*Information supplied*.
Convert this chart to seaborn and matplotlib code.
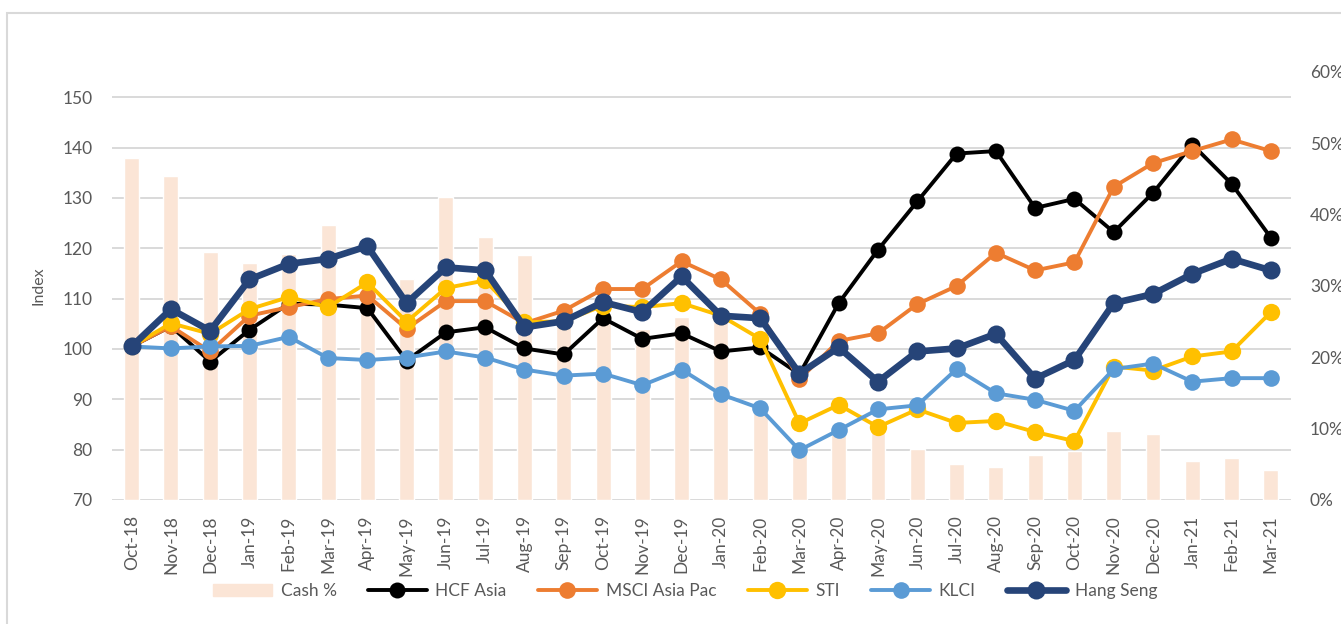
import matplotlib

matplotlib.use("Agg")
import matplotlib.pyplot as plt
import numpy as np
import pandas as pd
import seaborn as sns
from matplotlib.patches import Patch, Rectangle
from matplotlib.ticker import PercentFormatter

months = [
    "Oct-18", "Nov-18", "Dec-18", "Jan-19", "Feb-19", "Mar-19", "Apr-19",
    "May-19", "Jun-19", "Jul-19", "Aug-19", "Sep-19", "Oct-19", "Nov-19",
    "Dec-19", "Jan-20", "Feb-20", "Mar-20", "Apr-20", "May-20", "Jun-20",
    "Jul-20", "Aug-20", "Sep-20", "Oct-20", "Nov-20", "Dec-20", "Jan-21",
    "Feb-21", "Mar-21",
]

cash_pct = [
    47.9, 45.4, 34.8, 33.2, 34.5, 38.6, 30.0, 31.0, 42.5, 36.9,
    34.4, 26.0, 25.0, 24.0, 25.6, 25.0, 13.0, 7.3, 9.7, 10.0,
    7.2, 5.0, 4.6, 6.3, 6.9, 9.7, 9.3, 5.5, 5.9, 4.2,
]

hcf_asia = [
    100.5, 104.5, 97.5, 103.8, 109.0, 108.8, 108.1, 97.7, 103.3, 104.3,
    100.1, 98.9, 106.1, 102.0, 103.1, 99.5, 100.3, 95.0, 109.1, 119.7,
    129.3, 138.8, 139.3, 128.0, 129.8, 123.2, 131.0, 140.6, 132.8, 122.1,
]
msci_asia_pac = [
    100.5, 104.5, 99.5, 106.6, 108.3, 109.9, 110.6, 104.0, 109.5, 109.5,
    105.1, 107.6, 111.9, 111.9, 117.4, 113.8, 107.0, 94.0, 101.6, 103.1,
    108.9, 112.5, 119.1, 115.6, 117.2, 132.2, 136.9, 139.3, 141.6, 139.3,
]
sti = [
    100.5, 105.1, 103.0, 107.9, 110.3, 108.3, 113.2, 105.4, 112.1, 113.6,
    105.3, 105.5, 108.6, 108.3, 109.1, 106.6, 102.0, 85.2, 88.9, 84.5,
    88.0, 85.3, 85.7, 83.5, 81.7, 96.5, 95.7, 98.5, 99.5, 107.3,
]
klci = [
    100.5, 100.1, 100.5, 100.6, 102.4, 98.2, 97.8, 98.3, 99.5, 98.3,
    95.9, 94.7, 95.1, 92.8, 95.9, 91.0, 88.2, 79.9, 83.9, 88.0,
    88.8, 96.0, 91.2, 89.9, 87.7, 96.0, 97.1, 93.5, 94.2, 94.2,
]
hang_seng = [
    100.5, 107.9, 103.6, 113.8, 116.9, 117.9, 120.4, 109.1, 116.2, 115.6,
    104.3, 105.5, 109.3, 107.3, 114.4, 106.6, 106.1, 95.1, 100.3, 93.5,
    99.5, 100.1, 103.0, 94.1, 97.8, 109.1, 110.9, 114.9, 117.9, 115.6,
]

series = [
    ("HCF Asia", hcf_asia, "#000000", 2.8, 11.5),
    ("MSCI Asia Pac", msci_asia_pac, "#ED7D31", 2.8, 12),
    ("STI", sti, "#FFC000", 2.8, 12.5),
    ("KLCI", klci, "#5B9BD5", 2.8, 12),
    ("Hang Seng", hang_seng, "#264478", 4.8, 13),
]
bar_color = "#FBE5D6"
text_color = "#595959"

sns.set_style("white")
plt.rcParams["font.family"] = ["Lato", "DejaVu Sans"]
plt.rcParams["text.color"] = text_color
plt.rcParams["axes.labelcolor"] = text_color
plt.rcParams["xtick.color"] = text_color
plt.rcParams["ytick.color"] = text_color

fig = plt.figure(figsize=(13.41, 6.24), dpi=100)
ax = fig.add_axes([112 / 1341, 1 - 500 / 624, 1178.5 / 1341, 428 / 624])
axb = ax.twinx()
axl = ax.twinx()

# cash % bars on the secondary axis
df_cash = pd.DataFrame({"month": months, "cash": np.array(cash_pct) / 100})
sns.barplot(data=df_cash, x="month", y="cash", color=bar_color, width=0.38,
            saturation=1, ax=axb)
axb.set_ylim(0, 0.6)
axb.set_yticks(np.arange(0, 0.61, 0.1))
axb.yaxis.set_major_formatter(PercentFormatter(1.0, decimals=0))
axb.set_ylabel("")
axb.set_xlabel("")

x = np.arange(len(months))
for name, vals, color, lw, ms in series:
    sns.lineplot(x=x, y=vals, ax=axl, color=color, linewidth=lw, marker="o",
                 markersize=ms, markeredgewidth=0, label=name)
axl.set_ylim(70, 155)
axl.set_yticks([])
axl.set_ylabel("")
handles, labels = axl.get_legend_handles_labels()
axl.get_legend().remove()

ax.set_ylim(70, 155)
ax.set_yticks(np.arange(70, 151, 10))
ax.set_xlim(-0.5, len(months) - 0.5)
ax.set_xticks(x)
ax.set_xticklabels(months, rotation=90)
ax.grid(axis="y", color="#D9D9D9", linewidth=1.4)
ax.grid(axis="x", visible=False)
ax.set_ylabel("Index", fontsize=11.5, labelpad=12)

for a in (ax, axb, axl):
    for s in a.spines.values():
        s.set_visible(False)
ax.tick_params(axis="both", length=0, labelsize=12.5)
ax.tick_params(axis="y", pad=14)
ax.tick_params(axis="x", pad=11)
axb.tick_params(axis="y", length=0, labelsize=12.5, pad=14)

fig.legend(
    [Patch(color=bar_color)] + handles,
    ["Cash %"] + labels,
    loc="center",
    bbox_to_anchor=(685 / 1341, 1 - 591 / 624),
    ncol=6,
    frameon=False,
    fontsize=12.5,
    handlelength=3.4,
    handletextpad=0.5,
    columnspacing=1.8,
)

# chart border
fig.patches.append(Rectangle((7 / 1341, -0.1), 1.1, 1.1 - 13.5 / 624,
                             transform=fig.transFigure, fill=False,
                             edgecolor="#D9D9D9", linewidth=1.5))

fig.savefig("out.png", dpi=100)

*Task to complete*.
The lines from the start of the data through the line that contains "from matplotlib.ticker import" are to be returned exactly, please, with both ends included and every picture left out.

*Task result*.
Convert this chart to seaborn and matplotlib code.
import matplotlib

matplotlib.use("Agg")
import matplotlib.pyplot as plt
import numpy as np
import pandas as pd
import seaborn as sns
from matplotlib.patches import Patch, Rectangle
from matplotlib.ticker import PercentFormatter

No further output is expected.